# Plastic pot scubbers



## testtube (Jan 23, 2014)

Hi all
I've been looking around my town for over a month and cannot find plastic pot scrubbers for for filter media.  Anyone else having the same problem? :-? I've been to the Dollar store, Dollar General, and even Walmart. If you know where I can buy some please let me know.
Thanks


----------



## sirdavidofdiscus (Dec 8, 2006)

Family Dollar is the only one around here that carries them. Not seen any in other " dollar stores" near me.


----------



## Kanorin (Apr 8, 2008)

I see them on amazon, but they are fairly pricey at about $7 for a 6-pack. Probably better to buy seachem matrix or similar substrate at that price point.


----------



## BillD (May 17, 2005)

Wow, I see them everywhere here. 6 for a buck.
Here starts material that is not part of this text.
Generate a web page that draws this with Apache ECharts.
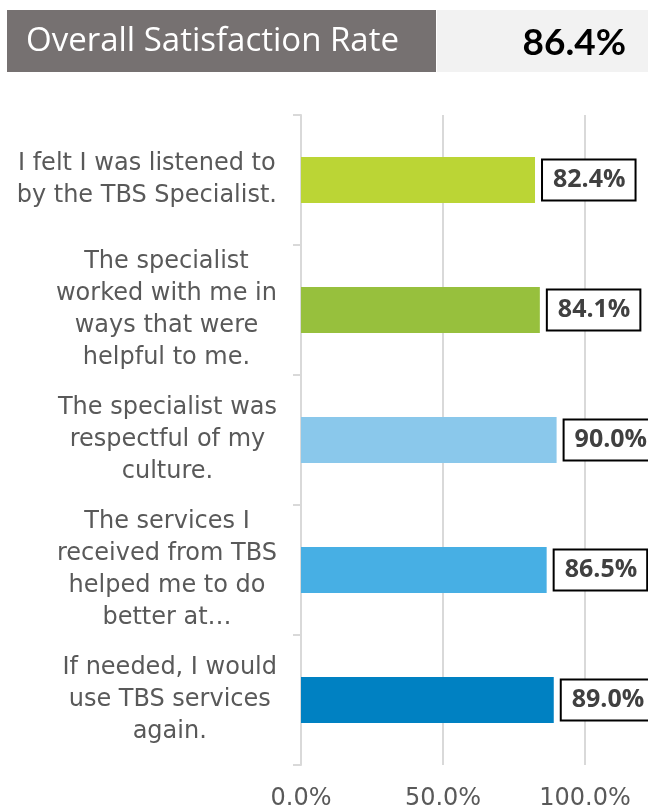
<!DOCTYPE html>
<html>
<head>
<meta charset="utf-8">
<script src="https://cdn.jsdelivr.net/npm/echarts@6/dist/echarts.min.js"></script>
<style>
  html, body { margin: 0; padding: 0; background: #fff; }
  #chart { width: 648px; height: 812px; }
</style>
</head>
<body>
<div id="chart"></div>
<script>
// data
var headerTitle = 'Overall Satisfaction Rate';
var headerValue = '86.4%';
var categories = [
    'I felt I was listened to\nby the TBS Specialist.',
    'The specialist\nworked with me in\nways that were\nhelpful to me.',
    'The specialist was\nrespectful of my\nculture.',
    'The services I\nreceived from TBS\nhelped me to do\nbetter at…',
    'If needed, I would\nuse TBS services\nagain.'
];
var values = [82.4, 84.1, 90.0, 86.5, 89.0];
var xTicks = [0, 50, 100];
var barColors = ['#BBD535', '#97C03D', '#8AC8EB', '#47AFE4', '#0081C2'];

var labelFont = 'DejaVu Sans';

var myChart = echarts.init(document.getElementById('chart'));

var option = {
    animation: false,
    grid: { left: 301, right: 63, top: 115, bottom: 47, containLabel: false },
    graphic: [
        { type: 'rect', shape: { x: 7, y: 10, width: 429, height: 62 }, style: { fill: '#767171' } },
        { type: 'rect', shape: { x: 437, y: 10, width: 211, height: 62 }, style: { fill: '#F2F2F2' } },
        { type: 'text', x: 26, y: 42, style: { text: headerTitle, fill: '#fff', fontSize: 33, fontFamily: 'Open Sans', verticalAlign: 'middle' } },
        { type: 'text', x: 626, y: 43, style: { text: headerValue, fill: '#000', fontSize: 37, fontWeight: 'bold', fontFamily: 'Lato', align: 'right', verticalAlign: 'middle' } }
    ],
    xAxis: {
        type: 'value',
        min: xTicks[0],
        max: xTicks[xTicks.length - 1],
        interval: 50,
        axisLine: { show: false },
        axisTick: { show: false },
        splitLine: { lineStyle: { color: '#D9D9D9', width: 2 } },
        axisLabel: {
            margin: 22,
            fontSize: 24,
            color: '#595959',
            fontFamily: labelFont,
            formatter: function (v) { return v.toFixed(1) + '%'; }
        }
    },
    yAxis: {
        type: 'category',
        inverse: true,
        data: categories,
        axisLine: { lineStyle: { color: '#D9D9D9', width: 2 } },
        axisTick: { show: true, length: 8, lineStyle: { color: '#D9D9D9', width: 2 } },
        axisLabel: {
            margin: 24,
            color: '#595959',
            fontFamily: labelFont,
            fontSize: 24,
            lineHeight: 32,
            formatter: function (v) {
                return v.split('\n').map(function (l) { return '{c|' + l + '}'; }).join('\n');
            },
            rich: { c: { align: 'center', fontSize: 24, lineHeight: 32, color: '#595959', fontFamily: labelFont } }
        }
    },
    series: [{
        type: 'bar',
        barWidth: 46,
        data: values.map(function (v, i) {
            return { value: v, itemStyle: { color: barColors[i] } };
        }),
        label: {
            show: true,
            position: 'right',
            distance: 8,
            formatter: function (p) { return p.value.toFixed(1) + '%'; },
            fontSize: 25,
            fontWeight: 'bold',
            fontFamily: 'Open Sans',
            color: '#404040',
            backgroundColor: '#fff',
            borderColor: '#000',
            borderWidth: 2,
            padding: [6, 9, 5, 10],
            lineHeight: 28
        }
    }]
};

myChart.setOption(option);
</script>
</body>
</html>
Which now means 6 for $.80 US.


----------



## testtube (Jan 23, 2014)

I've looked everywhere and think these plastic post scrubbers are no longer imported.  I can 
understand why since these things take forever to degrade in the environment. If you want to see an eye opener watch the VOD on netflix on the trash island in the middle of the Pacific.


----------



## testtube (Jan 23, 2014)

testtube said:


> I've looked everywhere and think these plastic post scrubbers are no longer imported.  I can
> understand why since these things take forever to degrade in the environment. If you want to see an eye opener watch the VOD on netflix on the trash island in the middle of the Pacific.


The name of the VOd is Plastic Paradise


----------